Haughton Forrest, 'Pulpit Rock, Derwent River, New Norfolk, undated (W.L. Crowther Library, SLT)
Haughton Forrest (1826–1925), artist, was born at Boulogne-sur-Mer, France, the tenth child in the family with a distinguished military background who travelled extensively throughout the Continent. Young Haughton was educated in Jamaica, where his father took up sugar plantation interests, and later at a military college in Germany.
In 1852 Forrest obtained a commission in the British Army before resigning to join the service of the British Post Office. In 1855 he married a widow, Susan Henrietta Bunce. Their early life together was spent on the Isles of Wight and Man, where Forrest indulged his love of yachting and painting, particularly marine subjects.
At the age of 49, with his family, Forrest sailed to Tasmania to take up a grant of 100 acres on the west bank of the Ringarooma River, later moving to take up 'gentleman's residence' at Sandy Bay. He chaired the Wellesley Trust in 1889–90 and held appointments as a bailiff in the Sorell district, but from 1881 onwards devoted his time to his painting.

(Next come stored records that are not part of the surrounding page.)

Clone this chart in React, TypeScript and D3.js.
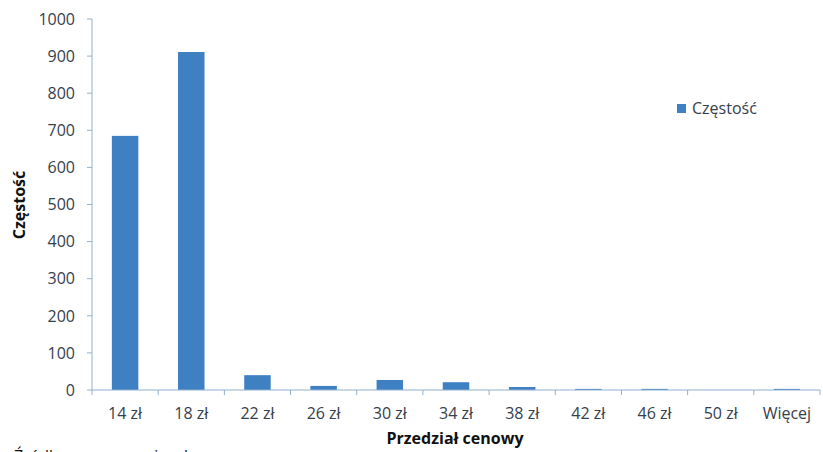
import React from "react";
import * as d3 from "d3";

// Price bins and their counts
const categories = ["14 zł", "18 zł", "22 zł", "26 zł", "30 zł", "34 zł", "38 zł", "42 zł", "46 zł", "50 zł", "Więcej"];
const counts = [685, 911, 40, 11, 27, 21, 8, 3, 3, 0, 3];
const yTicks = [0, 100, 200, 300, 400, 500, 600, 700, 800, 900, 1000];

const seriesName = "Częstość";
const xTitle = "Przedział cenowy";
const yTitle = "Częstość";
const sourceNote = "Źródło: opracowanie własne";

const W = 823;
const H = 452;
const FONT = "'Open Sans', 'DejaVu Sans', sans-serif";
const TEXT = "#36404c";
const AXIS = "#8fb0cf";
const BAR = "#3f80c2";

export default function App() {
  const left = 92;
  const right = 820;
  const top = 19;
  const bottom = 390;

  const x = d3.scaleBand<string>().domain(categories).range([left, right]);
  const bandStep = x.step();
  const y = d3.scaleLinear().domain([0, 1000]).range([bottom, top]);

  const boundaries = d3.range(categories.length + 1).map((i) => left + i * bandStep);
  const center = (c: string) => (x(c) ?? 0) + bandStep / 2;
  const barW = bandStep / 2.5;

  return (
    <svg width={W} height={H} style={{ position: "absolute", left: 0, top: 0, background: "#fff" }}>
      {/* y axis */}
      <line x1={left} x2={left} y1={top} y2={bottom} stroke={AXIS} strokeWidth={1} />
      {yTicks.map((t) => (
        <g key={t}>
          <line x1={left - 5} x2={left} y1={y(t)} y2={y(t)} stroke={AXIS} />
          <text x={75} y={y(t)} dy="0.36em" textAnchor="end" fontFamily={FONT} fontSize={16} fill={TEXT}>
            {t}
          </text>
        </g>
      ))}

      {/* bars */}
      {categories.map((c, i) => (
        <rect
          key={c}
          x={center(c) - barW / 2}
          y={y(counts[i])}
          width={barW}
          height={bottom - y(counts[i])}
          fill={BAR}
        />
      ))}

      {/* x axis */}
      <line x1={left} x2={right} y1={bottom} y2={bottom} stroke={AXIS} strokeWidth={1} />
      {boundaries.map((b, i) => (
        <line key={i} x1={b} x2={b} y1={bottom} y2={bottom + 5} stroke={AXIS} />
      ))}
      {categories.map((c) => (
        <text key={c} x={center(c)} y={419} textAnchor="middle" fontFamily={FONT} fontSize={16} fill={TEXT}>
          {c}
        </text>
      ))}

      {/* axis titles */}
      <text x={455} y={444} textAnchor="middle" fontFamily={FONT} fontSize={16} fontWeight="bold" fill="#111">
        {xTitle}
      </text>
      <text
        transform={`translate(25, 205) rotate(-90)`}
        textAnchor="middle"
        fontFamily={FONT}
        fontSize={16}
        fontWeight="bold"
        fill="#111"
      >
        {yTitle}
      </text>

      {/* legend */}
      <rect x={677} y={104} width={9} height={9} fill={BAR} />
      <text x={692} y={114} fontFamily={FONT} fontSize={16} fill={TEXT}>
        {seriesName}
      </text>

      {/* source note, running off the bottom edge */}
      <text x={14} y={462} fontFamily={FONT} fontSize={16} fill="#111">
        {sourceNote}
      </text>
    </svg>
  );
}
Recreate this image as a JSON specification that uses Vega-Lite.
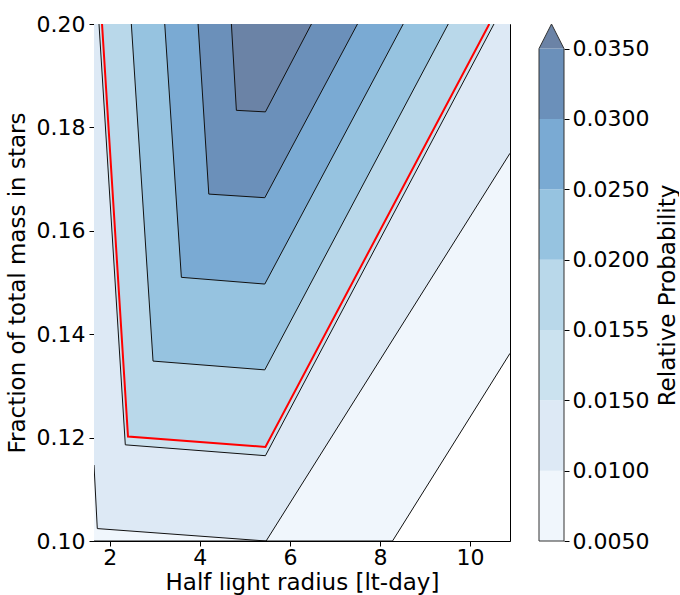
{
  "$schema": "https://vega.github.io/schema/vega-lite/v6.json",
  "background": "white",
  "padding": {"left": 5, "top": 12, "right": 0, "bottom": 0},
  "spacing": 26,
  "config": {
    "font": "DejaVu Sans",
    "view": {"stroke": "black", "strokeWidth": 1},
    "axis": {
      "labelFont": "DejaVu Sans",
      "titleFont": "DejaVu Sans",
      "labelFontSize": 22,
      "titleFontSize": 23,
      "titleFontWeight": "normal",
      "labelColor": "black",
      "titleColor": "black",
      "tickColor": "black",
      "domainColor": "black",
      "grid": false,
      "tickSize": 5,
      "labelPadding": 4
    }
  },
  "datasets": {
    "contours": [
      {"level": 0.005, "x": 1.649, "y": 0.1},
      {"level": 0.005, "x": 8.278, "y": 0.1},
      {"level": 0.005, "x": 10.887, "y": 0.1363},
      {"level": 0.01, "x": 1.649, "y": 0.1147},
      {"level": 0.01, "x": 1.722, "y": 0.1024},
      {"level": 0.01, "x": 5.471, "y": 0.1},
      {"level": 0.01, "x": 10.887, "y": 0.175},
      {"level": 0.015, "x": 1.76, "y": 0.2},
      {"level": 0.015, "x": 2.344, "y": 0.1186},
      {"level": 0.015, "x": 5.456, "y": 0.1165},
      {"level": 0.015, "x": 10.531, "y": 0.2},
      {"level": 0.0155, "x": 1.827, "y": 0.2},
      {"level": 0.0155, "x": 2.404, "y": 0.1202},
      {"level": 0.0155, "x": 5.456, "y": 0.1182},
      {"level": 0.0155, "x": 10.427, "y": 0.2},
      {"level": 0.02, "x": 2.478, "y": 0.2},
      {"level": 0.02, "x": 2.96, "y": 0.1348},
      {"level": 0.02, "x": 5.442, "y": 0.1331},
      {"level": 0.02, "x": 9.516, "y": 0.2},
      {"level": 0.025, "x": 3.22, "y": 0.2},
      {"level": 0.025, "x": 3.589, "y": 0.151},
      {"level": 0.025, "x": 5.442, "y": 0.1497},
      {"level": 0.025, "x": 8.516, "y": 0.2},
      {"level": 0.03, "x": 3.96, "y": 0.2},
      {"level": 0.03, "x": 4.198, "y": 0.1671},
      {"level": 0.03, "x": 5.442, "y": 0.1664},
      {"level": 0.03, "x": 7.5, "y": 0.2},
      {"level": 0.035, "x": 4.7, "y": 0.2},
      {"level": 0.035, "x": 4.811, "y": 0.1833},
      {"level": 0.035, "x": 5.456, "y": 0.183},
      {"level": 0.035, "x": 6.478, "y": 0.2}
    ],
    "bands": [
      {"level": 0.005, "i0": 0, "i1": 1},
      {"level": 0.01, "i0": 1, "i1": 2},
      {"level": 0.015, "i0": 2, "i1": 3},
      {"level": 0.0155, "i0": 3, "i1": 4},
      {"level": 0.02, "i0": 4, "i1": 5},
      {"level": 0.025, "i0": 5, "i1": 6},
      {"level": 0.03, "i0": 6, "i1": 7}
    ],
    "extension": [
      {"level": 0.035, "u": 0, "v": 7},
      {"level": 0.035, "u": 0.5, "v": 7.35},
      {"level": 0.035, "u": 1, "v": 7}
    ],
    "outline": [
      {"k": 0, "u": 0, "v": 0},
      {"k": 1, "u": 0, "v": 7},
      {"k": 2, "u": 0.5, "v": 7.35},
      {"k": 3, "u": 1, "v": 7},
      {"k": 4, "u": 1, "v": 0},
      {"k": 5, "u": 0, "v": 0}
    ]
  },
  "hconcat": [
    {
      "width": 416,
      "height": 517,
      "data": {"name": "contours"},
      "encoding": {
        "x": {
          "field": "x",
          "type": "quantitative",
          "scale": {"domain": [1.649, 10.887], "nice": false, "zero": false},
          "axis": {"title": "Half light radius [lt-day]", "values": [2, 4, 6, 8, 10], "format": "d", "labelPadding": 1, "titlePadding": 3}
        },
        "y": {
          "field": "y",
          "type": "quantitative",
          "stack": null,
          "scale": {"domain": [0.1, 0.2], "nice": false, "zero": false},
          "axis": {"title": "Fraction of total mass in stars", "values": [0.1, 0.12, 0.14, 0.16, 0.18, 0.2], "format": ".2f", "titlePadding": 7}
        }
      },
      "layer": [
        {"transform": [{"filter": "datum.level === 0.005"}], "mark": {"type": "area", "clip": true},
         "encoding": {"y2": {"datum": 0.2}, "color": {"field": "level", "type": "ordinal", "legend": null,
           "scale": {"domain": [0.005, 0.01, 0.015, 0.0155, 0.02, 0.025, 0.03, 0.035], "range": ["#f0f6fc", "#dde9f5", "#cbe2ef", "#b9d8ea", "#96c3e0", "#7aaad3", "#6b90ba", "#6b83a6"]}}}},
        {"transform": [{"filter": "datum.level === 0.01"}], "mark": {"type": "area", "clip": true},
         "encoding": {"y2": {"datum": 0.2}, "color": {"field": "level", "type": "ordinal", "legend": null}}},
        {"transform": [{"filter": "datum.level === 0.015"}], "mark": {"type": "area", "clip": true},
         "encoding": {"y2": {"datum": 0.2}, "color": {"field": "level", "type": "ordinal", "legend": null}}},
        {"transform": [{"filter": "datum.level === 0.0155"}], "mark": {"type": "area", "clip": true},
         "encoding": {"y2": {"datum": 0.2}, "color": {"field": "level", "type": "ordinal", "legend": null}}},
        {"transform": [{"filter": "datum.level === 0.02"}], "mark": {"type": "area", "clip": true},
         "encoding": {"y2": {"datum": 0.2}, "color": {"field": "level", "type": "ordinal", "legend": null}}},
        {"transform": [{"filter": "datum.level === 0.025"}], "mark": {"type": "area", "clip": true},
         "encoding": {"y2": {"datum": 0.2}, "color": {"field": "level", "type": "ordinal", "legend": null}}},
        {"transform": [{"filter": "datum.level === 0.03"}], "mark": {"type": "area", "clip": true},
         "encoding": {"y2": {"datum": 0.2}, "color": {"field": "level", "type": "ordinal", "legend": null}}},
        {"transform": [{"filter": "datum.level === 0.035"}], "mark": {"type": "area", "clip": true},
         "encoding": {"y2": {"datum": 0.2}, "color": {"field": "level", "type": "ordinal", "legend": null}}},
        {
          "mark": {"type": "line", "clip": true},
          "encoding": {
            "detail": {"field": "level", "type": "nominal"},
            "color": {"condition": {"test": "datum.level === 0.0155", "value": "#ff0000"}, "value": "#111111"},
            "strokeWidth": {"condition": {"test": "datum.level === 0.0155", "value": 2}, "value": 1}
          }
        }
      ]
    },
    {
      "width": 25,
      "height": 517,
      "view": {"stroke": null},
      "encoding": {
        "y": {
          "field": "v",
          "type": "quantitative",
          "scale": {"domain": [0, 7.35], "nice": false, "zero": false},
          "axis": {
            "orient": "right",
            "domain": false,
            "values": [0, 1, 2, 3, 4, 5, 6, 7],
            "labelExpr": "['0.0050','0.0100','0.0150','0.0155','0.0200','0.0250','0.0300','0.0350'][datum.value]",
            "labelPadding": 3,
            "title": "Relative Probability",
            "titleAngle": 270,
            "titleAlign": "center",
            "titleBaseline": "middle",
            "titleX": 103,
            "titleY": 271
          }
        }
      },
      "layer": [
        {
          "data": {"name": "bands"},
          "mark": {"type": "rect"},
          "encoding": {
            "x": {"datum": 0, "type": "quantitative", "scale": {"domain": [0, 1], "nice": false}, "axis": null},
            "x2": {"datum": 1},
            "y": {"field": "i0", "type": "quantitative"},
            "y2": {"field": "i1"},
            "color": {"field": "level", "type": "ordinal", "legend": null,
              "scale": {"domain": [0.005, 0.01, 0.015, 0.0155, 0.02, 0.025, 0.03, 0.035], "range": ["#f0f6fc", "#dde9f5", "#cbe2ef", "#b9d8ea", "#96c3e0", "#7aaad3", "#6b90ba", "#6b83a6"]}}
          }
        },
        {
          "data": {"name": "extension"},
          "mark": {"type": "area"},
          "encoding": {
            "x": {"field": "u", "type": "quantitative"},
            "y2": {"datum": 7},
            "color": {"field": "level", "type": "ordinal", "legend": null}
          }
        },
        {
          "data": {"name": "outline"},
          "mark": {"type": "line", "color": "#333333", "strokeWidth": 1},
          "encoding": {
            "x": {"field": "u", "type": "quantitative"},
            "order": {"field": "k"}
          }
        }
      ]
    }
  ]
}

Forrest's paintings spanned seventy years of a long life. His prolific work varied from small oils on board to large canvasses. His marine paintings are admired for their meticulous detail and the remarkable translucency which he captured in foam-crested waters. This detail, which was almost photographic, and some licence he used in depicting storm conditions, were not appreciated by contemporary art critics; but there is strong appreciation and demand now for his work, both marine subjects and landscapes.
Further reading: George Brown, Captain Haughton Forrest, Melbourne: Malakoff Fine Art Press, 1982; ADB 8.